Being first to FTQC—like being first to build the bomb—matters for two reasons. First, it would confer a dominant position in a new substrate of computation over rival nations: the ability to break adversaries’ cryptography, model their systems, and outpace their planning would create a powerful coercive lever, deterring provocation by raising its cost. Second, the maturation of the technology promises to unlock unprecedented scientific and economic gains. Just as the Manhattan Project seeded the civilian nuclear industry, summiting FTQC will open onto a vast landscape of technological opportunity.
But reaching that summit will demand the kind of techno-industrial commitment that defined the Manhattan Project itself. Every link in the chain, from component sourcing to supply-chain security to domestic investment, must be locked down. This is an all-encompassing effort, requiring sustained coordination among scientific researchers, American industrialists, military strategists, and the federal government. No single constituency can deliver it alone.
The deals announced by the Department of Commerce are aimed at providing investments to companies working to build a utility-scale FTQC within the next three years. The companies that have signed letters of intent will receive capital from the U.S. government in exchange for building these systems domestically. But because no such system has ever existed, no single path to the finish line is yet defined. Each company has a roadmap, accelerated by this strategic investment.

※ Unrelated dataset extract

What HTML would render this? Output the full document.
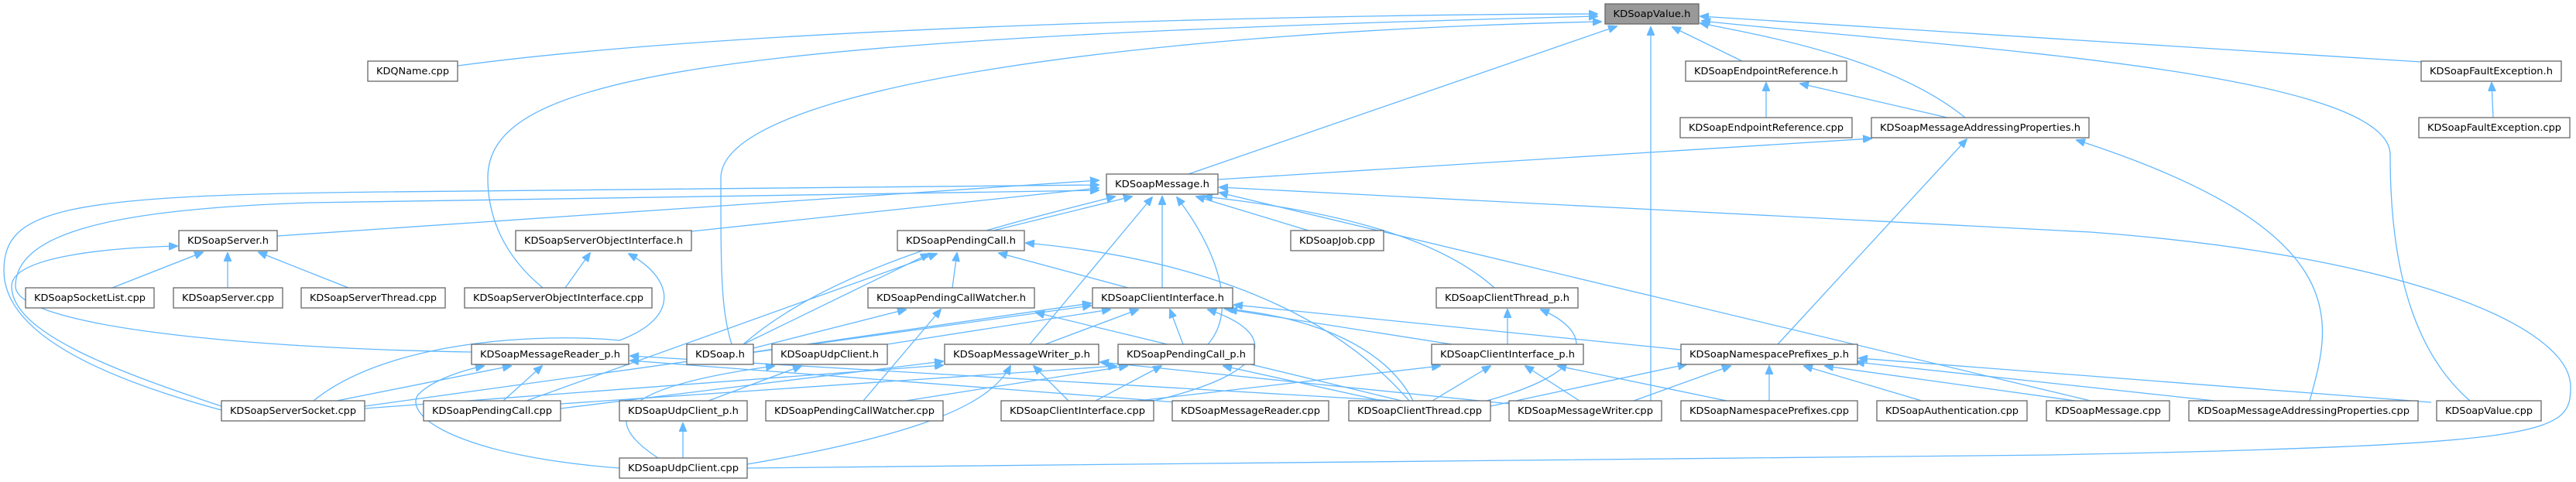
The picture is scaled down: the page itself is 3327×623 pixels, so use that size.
<!DOCTYPE html>
<html><head><meta charset="utf-8">
<style>
html,body{margin:0;padding:0;background:#fff;width:3327px;height:623px;overflow:hidden}
svg{display:block}
.n rect{fill:#fff;stroke:#666;stroke-width:1.3}
.n line{stroke:#999;stroke-width:2}
.g rect{fill:#999;stroke:#666;stroke-width:1.3}
text{font-family:"DejaVu Sans","Liberation Sans",sans-serif;font-size:12px;fill:#000}
path{fill:none;stroke:#63b8ff;stroke-width:1.3}
</style></head><body>
<svg width="3327" height="623" viewBox="0 0 3327 623" xmlns="http://www.w3.org/2000/svg">
<defs>
<marker id="a" markerWidth="12" markerHeight="10" refX="11" refY="5" orient="auto" markerUnits="userSpaceOnUse">
<path d="M0,0 L12,5 L0,10 Z" style="fill:#63b8ff;stroke:#63b8ff;stroke-width:1"/>
</marker>
</defs>
<g marker-end="url(#a)">
<path d="M591,85 C1000,30 1800,18 2063,18"/>
<path d="M1535,225 L2088,34"/>
<path d="M2250,79 L2160,35"/>
<path d="M2538,152 C2450,80 2300,50 2196,30"/>
<path d="M3127,80 L2196,21"/>
<path d="M3190,518 C3100,440 3087,300 3087,200 C3087,90 2500,60 2198,27"/>
<path d="M2132,518 L2132,35"/>
<path d="M701,372 C650,330 630,280 630,230 C630,100 900,50 2063,21"/>
<path d="M945,445 C931,400 931,350 931,230 C931,110 1500,40 2068,28"/>
<path d="M2281,152 L2281,107"/>
<path d="M2515,152 L2325,108"/>
<path d="M3220,152 L3218,107"/>
<path d="M1573,232 L2417,179"/>
<path d="M2983,518 C3010,420 3050,300 2682,181"/>
<path d="M2296,445 L2540,180"/>
<path d="M358,305 L1419,233"/>
<path d="M893,299 L1419,243"/>
<path d="M1283,298 L1462,254"/>
<path d="M1501,372 L1501,254"/>
<path d="M1930,372 C1850,300 1700,270 1555,254"/>
<path d="M1690,298 L1545,254"/>
<path d="M609,455 C300,450 20,420 20,370 C20,300 150,270 400,262 L1419,246"/>
<path d="M286,530 C100,480 5,420 5,350 C5,270 80,252 500,248 L1419,239"/>
<path d="M960,445 C1080,340 1300,290 1440,254"/>
<path d="M1330,445 L1488,255"/>
<path d="M1560,445 C1600,400 1570,320 1520,255"/>
<path d="M2700,518 L1575,249"/>
<path d="M965,605 L2650,588 C3300,575 3320,560 3320,500 C3320,420 3100,330 2700,300 L1575,242"/>
<path d="M145,372 L262,326"/>
<path d="M294,372 L294,327"/>
<path d="M450,372 L334,326"/>
<path d="M286,525 C150,480 15,430 15,370 C15,330 150,320 229,318"/>
<path d="M730,372 L762,327"/>
<path d="M405,518 C500,440 700,430 800,440 C880,410 870,360 812,328"/>
<path d="M1230,372 L1236,327"/>
<path d="M1457,372 L1290,327"/>
<path d="M960,445 L1200,328"/>
<path d="M680,518 L1210,328"/>
<path d="M1820,518 C1700,380 1500,330 1325,314"/>
<path d="M1115,518 L1215,400"/>
<path d="M973,450 L1170,400"/>
<path d="M1810,518 L1338,404"/>
<path d="M973,455 L1409,392"/>
<path d="M1146,445 L1434,400"/>
<path d="M1350,445 L1470,400"/>
<path d="M1528,445 L1511,400"/>
<path d="M1875,445 L1587,400"/>
<path d="M1490,518 C1650,480 1650,430 1560,400"/>
<path d="M1825,518 C1790,450 1700,410 1582,399"/>
<path d="M2171,452 L1594,394"/>
<path d="M471,525 L1409,395"/>
<path d="M1947,445 L1947,400"/>
<path d="M1920,518 C2060,480 2060,430 1990,400"/>
<path d="M435,518 L660,473"/>
<path d="M650,518 L700,473"/>
<path d="M800,605 C600,590 520,540 540,510 C560,490 600,478 625,473"/>
<path d="M1800,518 L814,460"/>
<path d="M1520,520 L814,466"/>
<path d="M915,518 L1035,473"/>
<path d="M850,592 C770,540 800,500 1000,473"/>
<path d="M1380,518 L1335,473"/>
<path d="M471,528 L1218,472"/>
<path d="M965,600 C1200,560 1280,520 1305,473"/>
<path d="M1950,522 L1421,468"/>
<path d="M724,528 L1218,467"/>
<path d="M1415,518 L1500,473"/>
<path d="M1785,518 L1580,473"/>
<path d="M724,522 L1442,473"/>
<path d="M1170,518 L1456,473"/>
<path d="M1470,518 L1860,473"/>
<path d="M1850,518 L1925,473"/>
<path d="M2040,518 L1970,473"/>
<path d="M2230,518 L2012,473"/>
<path d="M2110,518 L2235,473"/>
<path d="M2285,518 L2285,473"/>
<path d="M2482,518 L2330,473"/>
<path d="M2680,518 L2357,473"/>
<path d="M2860,518 L2397,468"/>
<path d="M3140,520 L2401,463"/>
<path d="M1925,525 L2178,471"/>
<path d="M882,592 L882,547"/>
</g>
<g class="g"><rect x="2073" y="5" width="121" height="26"/><text x="2133.5" y="22" text-anchor="middle" textLength="100" lengthAdjust="spacingAndGlyphs">KDSoapValue.h</text></g>
<g class="n">
<rect x="475" y="79" width="116" height="26"/><text x="533" y="96" text-anchor="middle" textLength="94" lengthAdjust="spacingAndGlyphs">KDQName.cpp</text>
<rect x="2177" y="79" width="208" height="26"/><text x="2281" y="96" text-anchor="middle" textLength="186" lengthAdjust="spacingAndGlyphs">KDSoapEndpointReference.h</text>
<rect x="3127" y="79" width="181" height="26"/><text x="3217.5" y="96" text-anchor="middle" textLength="159" lengthAdjust="spacingAndGlyphs">KDSoapFaultException.h</text>
<rect x="2170" y="152" width="222" height="26"/><text x="2281" y="169" text-anchor="middle" textLength="200" lengthAdjust="spacingAndGlyphs">KDSoapEndpointReference.cpp</text>
<rect x="2417" y="152" width="281" height="26"/><text x="2557.5" y="169" text-anchor="middle" textLength="259" lengthAdjust="spacingAndGlyphs">KDSoapMessageAddressingProperties.h</text>
<rect x="3124" y="152" width="195" height="26"/><text x="3221.5" y="169" text-anchor="middle" textLength="173" lengthAdjust="spacingAndGlyphs">KDSoapFaultException.cpp</text>
<rect x="1429" y="225" width="144" height="26"/><text x="1501" y="242" text-anchor="middle" textLength="122" lengthAdjust="spacingAndGlyphs">KDSoapMessage.h</text>
<rect x="231" y="298" width="127" height="26"/><text x="294.5" y="315" text-anchor="middle" textLength="105" lengthAdjust="spacingAndGlyphs">KDSoapServer.h</text>
<rect x="666" y="298" width="227" height="26"/><text x="779.5" y="315" text-anchor="middle" textLength="205" lengthAdjust="spacingAndGlyphs">KDSoapServerObjectInterface.h</text>
<rect x="1159" y="298" width="164" height="26"/><text x="1241" y="315" text-anchor="middle" textLength="142" lengthAdjust="spacingAndGlyphs">KDSoapPendingCall.h</text>
<rect x="1667" y="298" width="120" height="26"/><text x="1727" y="315" text-anchor="middle" textLength="98" lengthAdjust="spacingAndGlyphs">KDSoapJob.cpp</text>
<rect x="33" y="372" width="166" height="26"/><text x="116" y="389" text-anchor="middle" textLength="144" lengthAdjust="spacingAndGlyphs">KDSoapSocketList.cpp</text>
<rect x="224" y="372" width="141" height="26"/><text x="294.5" y="389" text-anchor="middle" textLength="119" lengthAdjust="spacingAndGlyphs">KDSoapServer.cpp</text>
<rect x="389" y="372" width="186" height="26"/><text x="482" y="389" text-anchor="middle" textLength="164" lengthAdjust="spacingAndGlyphs">KDSoapServerThread.cpp</text>
<rect x="600" y="372" width="242" height="26"/><text x="721" y="389" text-anchor="middle" textLength="220" lengthAdjust="spacingAndGlyphs">KDSoapServerObjectInterface.cpp</text>
<rect x="1121" y="372" width="215" height="26"/><text x="1228.5" y="389" text-anchor="middle" textLength="193" lengthAdjust="spacingAndGlyphs">KDSoapPendingCallWatcher.h</text>
<rect x="1411" y="372" width="181" height="26"/><text x="1501.5" y="389" text-anchor="middle" textLength="159" lengthAdjust="spacingAndGlyphs">KDSoapClientInterface.h</text>
<rect x="1855" y="372" width="183" height="26"/><text x="1946.5" y="389" text-anchor="middle" textLength="161" lengthAdjust="spacingAndGlyphs">KDSoapClientThread_p.h</text>
<rect x="609" y="445" width="203" height="26"/><text x="710.5" y="462" text-anchor="middle" textLength="181" lengthAdjust="spacingAndGlyphs">KDSoapMessageReader_p.h</text>
<rect x="887" y="445" width="86" height="26"/><text x="930" y="462" text-anchor="middle" textLength="64" lengthAdjust="spacingAndGlyphs">KDSoap.h</text>
<rect x="997" y="445" width="149" height="26"/><text x="1071.5" y="462" text-anchor="middle" textLength="127" lengthAdjust="spacingAndGlyphs">KDSoapUdpClient.h</text>
<rect x="1220" y="445" width="199" height="26"/><text x="1319.5" y="462" text-anchor="middle" textLength="177" lengthAdjust="spacingAndGlyphs">KDSoapMessageWriter_p.h</text>
<rect x="1444" y="445" width="176" height="26"/><text x="1532" y="462" text-anchor="middle" textLength="154" lengthAdjust="spacingAndGlyphs">KDSoapPendingCall_p.h</text>
<rect x="1849" y="445" width="196" height="26"/><text x="1947" y="462" text-anchor="middle" textLength="174" lengthAdjust="spacingAndGlyphs">KDSoapClientInterface_p.h</text>
<rect x="2171" y="445" width="228" height="26"/><text x="2285" y="462" text-anchor="middle" textLength="206" lengthAdjust="spacingAndGlyphs">KDSoapNamespacePrefixes_p.h</text>
<rect x="286" y="518" width="185" height="26"/><text x="378.5" y="535" text-anchor="middle" textLength="163" lengthAdjust="spacingAndGlyphs">KDSoapServerSocket.cpp</text>
<rect x="547" y="518" width="177" height="26"/><text x="635.5" y="535" text-anchor="middle" textLength="155" lengthAdjust="spacingAndGlyphs">KDSoapPendingCall.cpp</text>
<rect x="800" y="518" width="165" height="26"/><text x="882.5" y="535" text-anchor="middle" textLength="143" lengthAdjust="spacingAndGlyphs">KDSoapUdpClient_p.h</text>
<rect x="989" y="518" width="229" height="26"/><text x="1103.5" y="535" text-anchor="middle" textLength="207" lengthAdjust="spacingAndGlyphs">KDSoapPendingCallWatcher.cpp</text>
<rect x="1293" y="518" width="197" height="26"/><text x="1391.5" y="535" text-anchor="middle" textLength="175" lengthAdjust="spacingAndGlyphs">KDSoapClientInterface.cpp</text>
<rect x="1514" y="518" width="202" height="26"/><text x="1615" y="535" text-anchor="middle" textLength="180" lengthAdjust="spacingAndGlyphs">KDSoapMessageReader.cpp</text>
<rect x="1742" y="518" width="183" height="26"/><text x="1833.5" y="535" text-anchor="middle" textLength="161" lengthAdjust="spacingAndGlyphs">KDSoapClientThread.cpp</text>
<rect x="1949" y="518" width="197" height="26"/><text x="2047.5" y="535" text-anchor="middle" textLength="175" lengthAdjust="spacingAndGlyphs">KDSoapMessageWriter.cpp</text>
<rect x="2171" y="518" width="228" height="26"/><text x="2285" y="535" text-anchor="middle" textLength="206" lengthAdjust="spacingAndGlyphs">KDSoapNamespacePrefixes.cpp</text>
<rect x="2424" y="518" width="194" height="26"/><text x="2521" y="535" text-anchor="middle" textLength="172" lengthAdjust="spacingAndGlyphs">KDSoapAuthentication.cpp</text>
<rect x="2643" y="518" width="159" height="26"/><text x="2722.5" y="535" text-anchor="middle" textLength="137" lengthAdjust="spacingAndGlyphs">KDSoapMessage.cpp</text>
<rect x="2827" y="518" width="296" height="26"/><text x="2975" y="535" text-anchor="middle" textLength="274" lengthAdjust="spacingAndGlyphs">KDSoapMessageAddressingProperties.cpp</text>
<rect x="3147" y="518" width="135" height="26"/><text x="3214.5" y="535" text-anchor="middle" textLength="113" lengthAdjust="spacingAndGlyphs">KDSoapValue.cpp</text>
<rect x="800" y="592" width="165" height="26"/><text x="882.5" y="609" text-anchor="middle" textLength="143" lengthAdjust="spacingAndGlyphs">KDSoapUdpClient.cpp</text>
</g>
</svg>
</body></html>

Building utility-scale FTQC requires significant specialized materials, engineering design, and manufacturing capacity which require sustained investment and security. Some quantum technologies leverage conventional CMOS fabrication and photonic components, and overlap with existing industrial processes for semiconductors, satellites, batteries, and other electronics. Others, however, are unique to or driven entirely by the production and deployment of quantum systems.
Today’s investment by the President and Department of Commerce is the first of many steps that government, industry, and the research ecosystem must take to ensure that the first fault-tolerant computer built is at home right here in the United States.
A targeted Commerce investment could confer a decisive lead in a novel technology— and, structured properly, the taxpayer would capture the upside. The fault-tolerant quantum computer must be built here — because the alternative is reading our adversary’s press release announcing they got there first, on a morning we will not get to choose.